Xbox 360 Wireless Receiver for Windows: Installation Experience

"Experience" is a lovely word for a corporate blog. Discuss.

Anyway, my experience was that it didn't work the first time round. That was at 7pm. it's now 9pm, and I've just finished my first laps around Barcelona in RFactor, using the Wireless Racing Wheel and TrackIR.

Awesome? You betcha! Easy? Not quite what I'd hoped for!

So what can you learn from my experience, dear gamer?

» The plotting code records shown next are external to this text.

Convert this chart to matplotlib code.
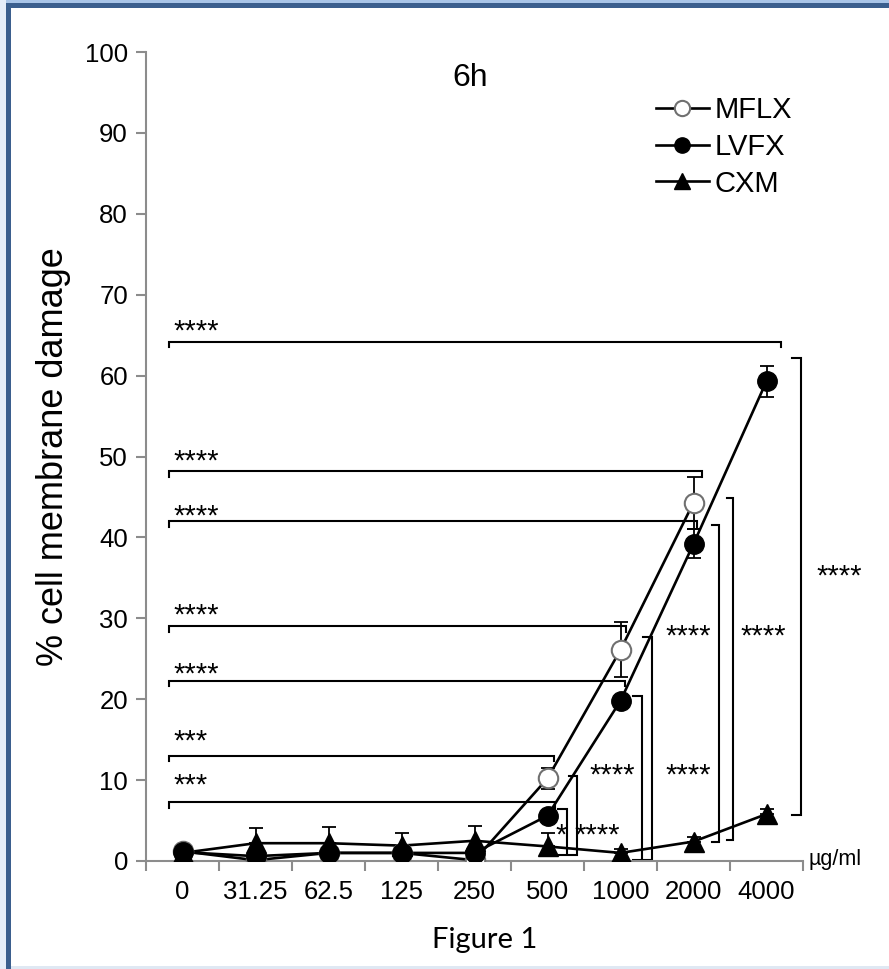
import numpy as np
import matplotlib
matplotlib.use("Agg")
import matplotlib.pyplot as plt
from matplotlib.patches import Rectangle
from matplotlib.lines import Line2D

plt.rcParams['font.family'] = ['Liberation Sans', 'DejaVu Sans']

# ---------------- data ----------------
categories = ["0", "31.25", "62.5", "125", "250", "500", "1000", "2000", "4000"]
mflx = [1.2, 0.1, 1.0, 1.0, 0.1, 10.2, 26.1, 44.3, np.nan]
mflx_err = [0.3, 0.2, 0.3, 0.3, 0.2, 1.3, 3.4, 3.2, np.nan]
lvfx = [1.1, 0.6, 1.0, 1.0, 1.0, 5.6, 19.8, 39.2, 59.3]
lvfx_err = [0.3, 0.3, 0.3, 0.3, 0.3, 0.6, 0.6, 1.8, 1.9]
cxm = [1.0, 2.2, 2.2, 1.9, 2.5, 1.8, 1.0, 2.4, 5.8]
cxm_err_up = [0.5, 1.9, 2.0, 1.6, 1.8, 1.6, 0.5, 0.6, 0.6]
yticks = [0, 10, 20, 30, 40, 50, 60, 70, 80, 90, 100]

# horizontal significance brackets: (y, x_end, label, label_y)
hbrackets = [
    (64.2, 8.20, "****", 65.4),
    (48.2, 7.12, "****", 49.4),
    (42.0, 7.05, "****", 42.6),
    (29.0, 6.08, "****", 30.3),
    (22.3, 6.06, "****", 23.0),
    (13.0, 5.09, "***", 14.8),
    (7.3, 5.10, "***", 9.3),
]
# vertical brackets: (x, y_top, y_bottom, tick_x)
vbrackets = [
    (5.267, 6.4, 0.74, 5.144),
    (5.404, 10.5, 0.74, 5.295),
    (6.295, 20.4, 0.12, 6.171),
    (6.432, 27.7, 0.12, 6.308),
    (7.349, 41.5, 2.3, 7.253),
    (7.541, 44.9, 2.6, 7.459),
    (8.473, 62.2, 5.7, 8.349),
]
vlabels = [
    (5.185, 3.2, "*"), (5.678, 3.2, "****"), (5.884, 10.6, "****"),
    (6.925, 10.6, "****"), (6.925, 27.7, "****"), (7.952, 27.7, "****"),
    (8.993, 35.1, "****"),
]

W, H = 889, 969
fig = plt.figure(figsize=(W / 100, H / 100), dpi=100)
fig.patch.set_facecolor("white")

# frame
def prect(x, y, w, h, c):
    fig.patches.append(Rectangle((x / W, 1 - (y + h) / H), w / W, h / H,
                                 transform=fig.transFigure, color=c, lw=0, zorder=0))
prect(0, 0, W, 3, "#a9c5e8")
prect(0, 0, 6, H, "#e6eef9")
prect(6, 3, W - 6, 5, "#3b5f8e")
prect(6, 3, 5, H - 3, "#3b5f8e")
prect(11, H - 3, W - 11, 3, "#dfe8f3")

ax = fig.add_axes([146 / W, 1 - 861 / H, (803 - 146) / W, (861 - 52) / H])
x = np.arange(len(categories))
ax.set_xlim(-0.5, len(categories) - 0.5)
ax.set_ylim(0, 100)

gray = "#8c8c8c"
for s in ["top", "right"]:
    ax.spines[s].set_visible(False)
for s in ["left", "bottom"]:
    ax.spines[s].set_color(gray)
    ax.spines[s].set_linewidth(1.5)
ax.set_yticks(yticks)
ax.set_yticklabels([str(v) for v in yticks], fontsize=18.5)
ax.tick_params(axis="y", length=7, width=1.5, color=gray, pad=6)
ax.set_xticks(x)
ax.set_xticklabels(categories, fontsize=18.5)
ax.tick_params(axis="x", which="major", length=0, pad=14)
ax.set_xticks(np.arange(len(categories) + 1) - 0.5, minor=True)
ax.tick_params(axis="x", which="minor", length=7, width=1.5, color=gray)
ax.set_ylabel("% cell membrane damage", fontsize=26, labelpad=10)

lw = 1.9
ms = 14
# error bars
ax.errorbar(x, mflx, yerr=mflx_err, fmt="none", ecolor="black", elinewidth=1.3,
            capsize=5, capthick=1.3, zorder=3)
ax.errorbar(x, lvfx, yerr=lvfx_err, fmt="none", ecolor="black", elinewidth=1.3,
            capsize=5, capthick=1.3, zorder=3)
ax.errorbar(x, cxm, yerr=[np.zeros(len(cxm)), cxm_err_up], fmt="none", ecolor="black",
            elinewidth=1.3, capsize=5, capthick=1.3, zorder=3)
# lines
ax.plot(x, mflx, "-", color="black", lw=lw, zorder=4)
ax.plot(x, lvfx, "-", color="black", lw=lw, zorder=4)
ax.plot(x, cxm, "-", color="black", lw=lw, zorder=4)
# markers
ax.plot(x, mflx, "o", ms=ms, mfc="white", mec="#707070", mew=1.5, zorder=5)
ax.plot(x, cxm, "^", ms=ms, mfc="black", mec="black", zorder=6)
ax.plot(x, lvfx, "o", ms=ms, mfc="black", mec="black", zorder=7)

# significance brackets
blw = 1.5
drop = 0.7
for y, xe, lab, ly in hbrackets:
    ax.plot([-0.185, -0.185, xe, xe], [y - drop, y, y, y - drop], color="black",
            lw=blw, solid_joinstyle="miter", zorder=2)
    ax.text(-0.12, ly, lab, fontsize=21, ha="left", va="center")
for xv, yt, yb, xt in vbrackets:
    ax.plot([xt, xv, xv, xt], [yt, yt, yb, yb], color="black", lw=blw,
            solid_joinstyle="miter", clip_on=False, zorder=2)
for lx, ly, lab in vlabels:
    ax.text(lx, ly, lab, fontsize=21, ha="center", va="center", clip_on=False)

# legend
handles = [
    Line2D([], [], color="black", lw=lw, marker="o", ms=11, mfc="white", mec="#707070", mew=1.5),
    Line2D([], [], color="black", lw=lw, marker="o", ms=11, mfc="black", mec="black"),
    Line2D([], [], color="black", lw=lw, marker="^", ms=11, mfc="black", mec="black"),
]
leg = fig.legend(handles, ["MFLX", "LVFX", "CXM"], loc="upper left",
                 bbox_to_anchor=(656 / W, 1 - 96 / H), frameon=False, fontsize=21,
                 handlelength=1.8, handletextpad=0.2, labelspacing=0.3,
                 borderpad=0, borderaxespad=0)

fig.text(470 / W, 1 - 78 / H, "6h", fontsize=23, ha="center", va="center")
fig.text(808 / W, 1 - 859 / H, "µg/ml", fontsize=15.5, ha="left", va="center")
fig.text(485 / W, 1 - 940 / H, "Figure 1", fontsize=21, ha="center", va="center",
         family=["Lato", "DejaVu Sans"])

fig.savefig("out.png", dpi=100)
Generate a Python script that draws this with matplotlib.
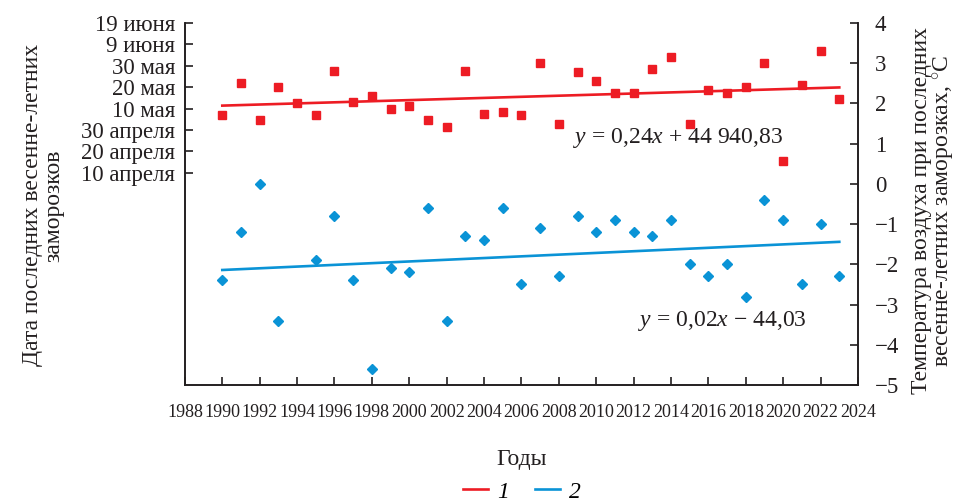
import numpy as np
import matplotlib.pyplot as plt
from matplotlib.lines import Line2D

plt.rcParams['font.family'] = ['Liberation Serif', 'DejaVu Serif']
plt.rcParams['mathtext.fontset'] = 'custom'
plt.rcParams['mathtext.it'] = 'Liberation Serif:italic'
plt.rcParams['mathtext.rm'] = 'Liberation Serif'

# years
years = np.arange(1990, 2024)

# date of last frost, days after 10 April
frost_day = [26.8, 42.2, 24.9, 39.9, 32.4, 26.8, 47.8, 33.3, 35.7, 30.0,
             31.0, 24.9, 21.6, 47.8, 27.7, 28.6, 27.2, 51.1, 23.0, 46.9,
             42.7, 37.5, 37.1, 48.7, 53.9, 23.0, 38.9, 37.5, 40.0, 51.5,
             5.3, 41.0, 57.1, 34.3]

# air temperature during last frost, C
frost_temp = [-2.4, -1.2, 0.0, -3.4, np.nan, -1.9, -0.8, -2.4, -4.6, -2.1,
              -2.2, -0.6, -3.4, -1.3, -1.4, -0.6, -2.5, -1.1, -2.3, -0.8,
              -1.2, -0.9, -1.2, -1.3, -0.9, -2.0, -2.3, -2.0, -2.8, -0.4,
              -0.9, -2.5, -1.0, -2.3]

# trend line ends (1990, 2023)
trend_years = [1990, 2023]
trend_day = [31.4, 39.9]
trend_temp = [-2.14, -1.44]

date_ticks = [0, 10, 20, 30, 40, 50, 60, 70]
date_labels = ['10 апреля', '20 апреля', '30 апреля', '10 мая', '20 мая',
               '30 мая', '9 июня', '19 июня']

red = '#ed1c24'
blue = '#0a93d6'
ink = '#231f20'

fig = plt.figure(figsize=(9.58, 5.01), dpi=100)
ax = fig.add_axes([0.193, 0.2315, 0.7026, 0.7225])
ax2 = ax.twinx()

ax.plot(years, frost_day, 's', color=red, markersize=6, zorder=3)
ax.plot(trend_years, trend_day, '-', color=red, lw=1.9, zorder=2)
ax2.plot(years, frost_temp, 'D', color=blue, markersize=5.5, zorder=3)
ax2.plot(trend_years, trend_temp, '-', color=blue, lw=1.9, zorder=2)

ax.set_xlim(1988, 2024)
ax.set_ylim(-99.2, 70)
ax2.set_ylim(-5, 4)

ax.set_xticks(np.arange(1988, 2025, 2))
ax.set_yticks(date_ticks)
ax.set_yticklabels(date_labels)
ax2.set_yticks(np.arange(-5, 5, 1))

for a in (ax, ax2):
    a.spines['top'].set_visible(False)
    for s in a.spines.values():
        s.set_color(ink)
        s.set_linewidth(1.2)
    a.tick_params(direction='in', length=6, width=1.2, color=ink,
                  labelcolor=ink, labelsize=16.5)
ax.tick_params(axis='x', labelsize=13, pad=14)
ax.tick_params(axis='y', pad=7)
ax2.tick_params(axis='y', pad=12)

fig.text(0.544, 0.082, 'Годы', ha='center', va='center', fontsize=17, color=ink)
fig.text(0.045, 0.59, 'Дата последних весенне-летних\nзаморозков',
         rotation=90, ha='center', va='center', fontsize=17, color=ink,
         linespacing=1.0)
fig.text(0.975, 0.58,
         'Температура воздуха при последних\nвесенне-летних заморозках, $^{\\circ}$C',
         rotation=90, ha='center', va='center', fontsize=17, color=ink,
         linespacing=1.0)

ax.text(2008.77, 14.0, '$y$ = 0,24$x$ + 44 940,83', fontsize=17, color=ink)
ax2.text(2012.24, -3.53, '$y$ = 0,02$x$ − 44,03', fontsize=17, color=ink)

handles = [Line2D([], [], color=red, lw=1.9), Line2D([], [], color=blue, lw=1.9)]
leg = fig.legend(handles, ['1', '2'], loc='center', bbox_to_anchor=(0.545, 0.018),
                 ncol=2, frameon=False, handlelength=1.05, handletextpad=0.4,
                 columnspacing=1.1, prop={'style': 'italic', 'size': 17})

fig.savefig('out.png', dpi=100)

Read on...

I'd gone out to buy the receiver this evening - so it's available in Australia now! - and ended up getting a receiver-and-controller-in-one pack, as the standalone receivers seemed to have sold out quicksmart (and there was much rejoicing among shareholders).

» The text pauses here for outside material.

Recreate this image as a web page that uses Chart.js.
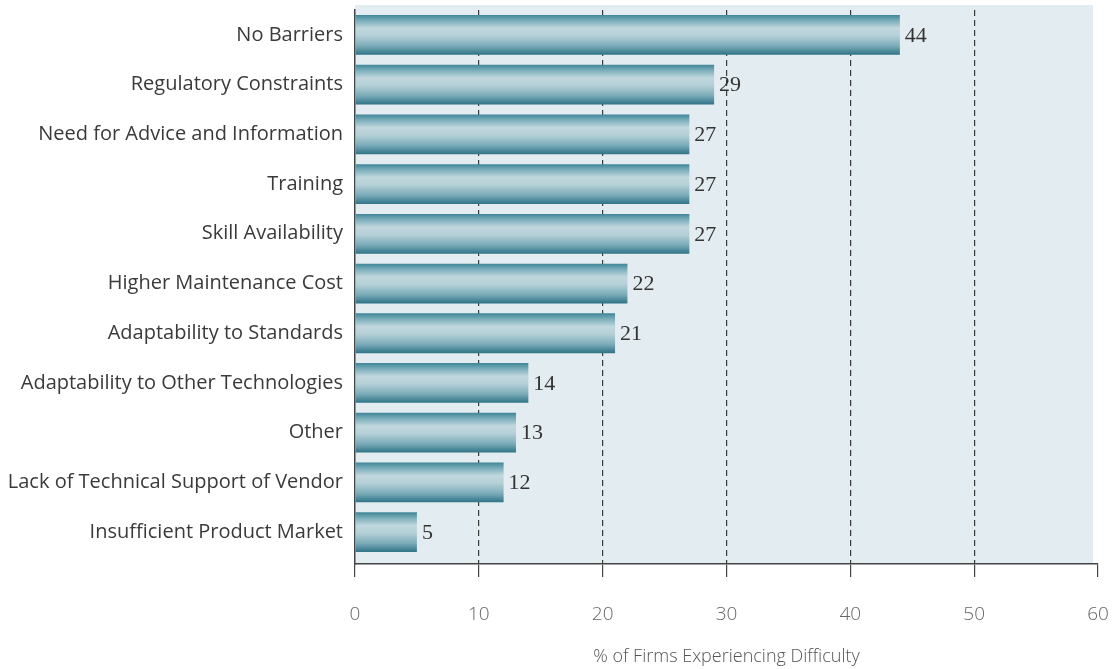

After the by-now-rather-passe strains and cuts endured while opening the packaging/security enclosure/weaponized clear plastic container, I was eager to just plug stuff in!

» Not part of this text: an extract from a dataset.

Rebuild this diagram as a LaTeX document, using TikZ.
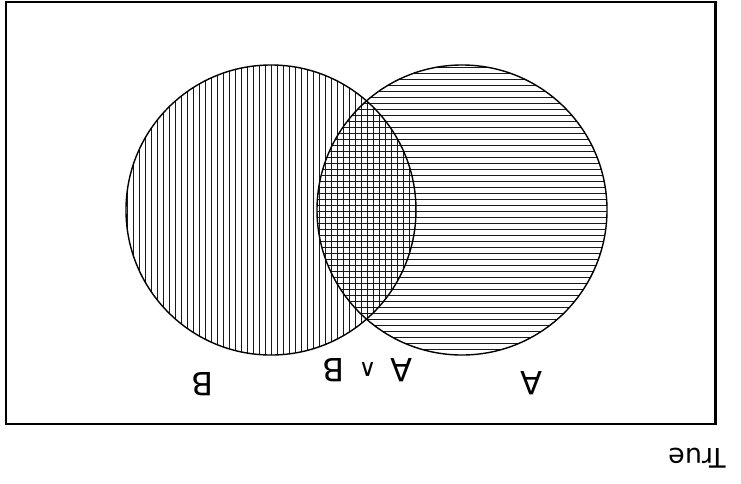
\documentclass[tikz,border=0pt]{standalone}
\usepackage{fontspec}
\setmainfont{DejaVu Sans}
\begin{document}
\begin{tikzpicture}[x=1pt,y=-1pt,
  hatch/.style={draw=black!90,line width=1pt},
  outline/.style={draw=black,line width=1.4pt},
  frame/.style={draw=black,line width=2.2pt},
  lbl/.style={rotate=180,inner sep=0pt,font=\fontsize{32}{32}\selectfont}]
\useasboundingbox (0,0) rectangle (741,483);
\coordinate (cA) at (462,210);
\coordinate (cB) at (271,210);
% vertical hatch in B
\begin{scope}
  \clip (cB) circle (145pt);
  \foreach \x in {127,133,...,417} \draw[hatch] (\x,60) -- (\x,360);
\end{scope}
% horizontal hatch in A
\begin{scope}
  \clip (cA) circle (145pt);
  \foreach \y in {67,73,...,356} \draw[hatch] (312,\y) -- (612,\y);
\end{scope}
\draw[outline] (cB) circle (145pt);
\draw[outline] (cA) circle (145pt);
\draw[frame] (6.3,2) rectangle (715.5,424);
\node[lbl] (lB) at (203,384) {B};
\node[lbl] (lA) at (532,383) {A};
\node[lbl] (lAB) at (367.5,370) {A\hspace{14pt}{\fontsize{24}{24}\selectfont\raisebox{4pt}{∧}}\hspace{14pt}B};
\node[rotate=180,inner sep=0pt,font=\fontsize{27}{27}\selectfont] (lT) at (697,458) {True};
\end{tikzpicture}
\end{document}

Reading the helpful green tag on the plug ("Install software first"), I was tempted to just plug it in and let WindowsUpdate do the rest, but I thought I'd Do The Right Thing and, y'know, install the CD it came with.

That Was My Mistake

That, it appears, was my mistake. If you skip to the "After System Restore" section below, you'll see that the installation can be perfectly painless.

For me, though, it wasn't. The CD was put in, Autorun selected, and it promptly told me I didn't meet the system requirements and should check the website.

This I did, and eventually browsed my way over to the Wireless Receiver download for Windows Vista X64.

Note for first-time readers: I run Windows Vista X64 at home on my gaming machine. I've never been able to justify this decision rationally, except with the flimsiest of excuses: more bits must be better. (and more registers, and fewer k-mode drivers, and...)

Anyway, I installed the proffered software, it found the wireless receiver and installed a nice Xbox-like indicator accessory thingo.

But no matter what I did, whatever combination of resync-button-mashing or battery removal or unplugging or replugging or... well, anything (there are a massive total of three relevant buttons, the Guide button solely being used for power in this scenario, so there's not a vast amount of creativity required), the controller's ring of light would loop, then both the receiver and controller would flash, then the controller would continue all-quadrants-flashing. It was very consistent - sorta the equivalent of "yes, I know you're there, but I don't want to talk to you". Plus, when I was trying to repurpose an existing controller, I'd end up turning the Xbox 360 on all the time.

On the X64 box, I'm running in test-signing mode to get past some semi-signed driver issues, and at the back of my mind, I'm always a little suspicious that something somewhere is working differently because of this. So far, I haven't found anything that was directly attributable to it, but I live in fear (and with Test Mode printed in all eight corners of my screens).

So, I tried it out on Tiny, my P1610, far, far away from the Xbox. I just plugged in the receiver, and 32-bit Vista downloaded the Wireless Receiver software from Windows Update (Tiny doesn't have an optical drive), and the controller synced with the receiver. Took about two minutes all up, including resuming from hibernation.

With this in mind, I tried deleting the drivers for the Receiver using Device Manager, but they seemed to reinstall locally and not from Windows Update; an Update didn't seem to fix it, so I gave up and turned to my old new best friend, System Restore. Back to before I installed the download. This took about five minutes.

After System Restore, I Just Plugged It In

... and this time, it found the drivers directly from Windows Update, installed them in about five seconds flat, and then the controller magically synced itself straight away. The drivers installed for the controller, and whop! It was done!

I haven't yet downloaded the Accessory thingo again (the thing that does the Xbox-style on-screen Ring Of Light) again, but it's on the back burner.

Now, I might have seriously stuffed something up early on. I was going to add "but I don't think so", but it's pretty obvious that I did, barring a faulty download or something.

Yay!

Anyway, moral of the story this time is: Just plug it in and let Windows Update do the work for you, if you're running Windows Vista X64. And x86, for that matter, based on my similarly-good experience with Tiny.

Now, all my Wireless devices are happy to chat to the receiver (reminds me, I haven't tried the headset yet...) and I'm happily playing RFactor with a real wheel!

Yep - works just like the original headset with a wired controller (as a separate audio device in Windows), only it's wireless! Cool!

As they say in Jamaica*, w00t, m0n.

Anyone else have problems, or did it Just Work for y'all?

[Update 3rd March] - the receiver stopped working again on the restart after the more-recent Accessories installation. System Restore-ing back to just the bare drivers worked again; I'm going to try a couple more reboots to see if it's a reboot thing in general, or just an Accessories thing.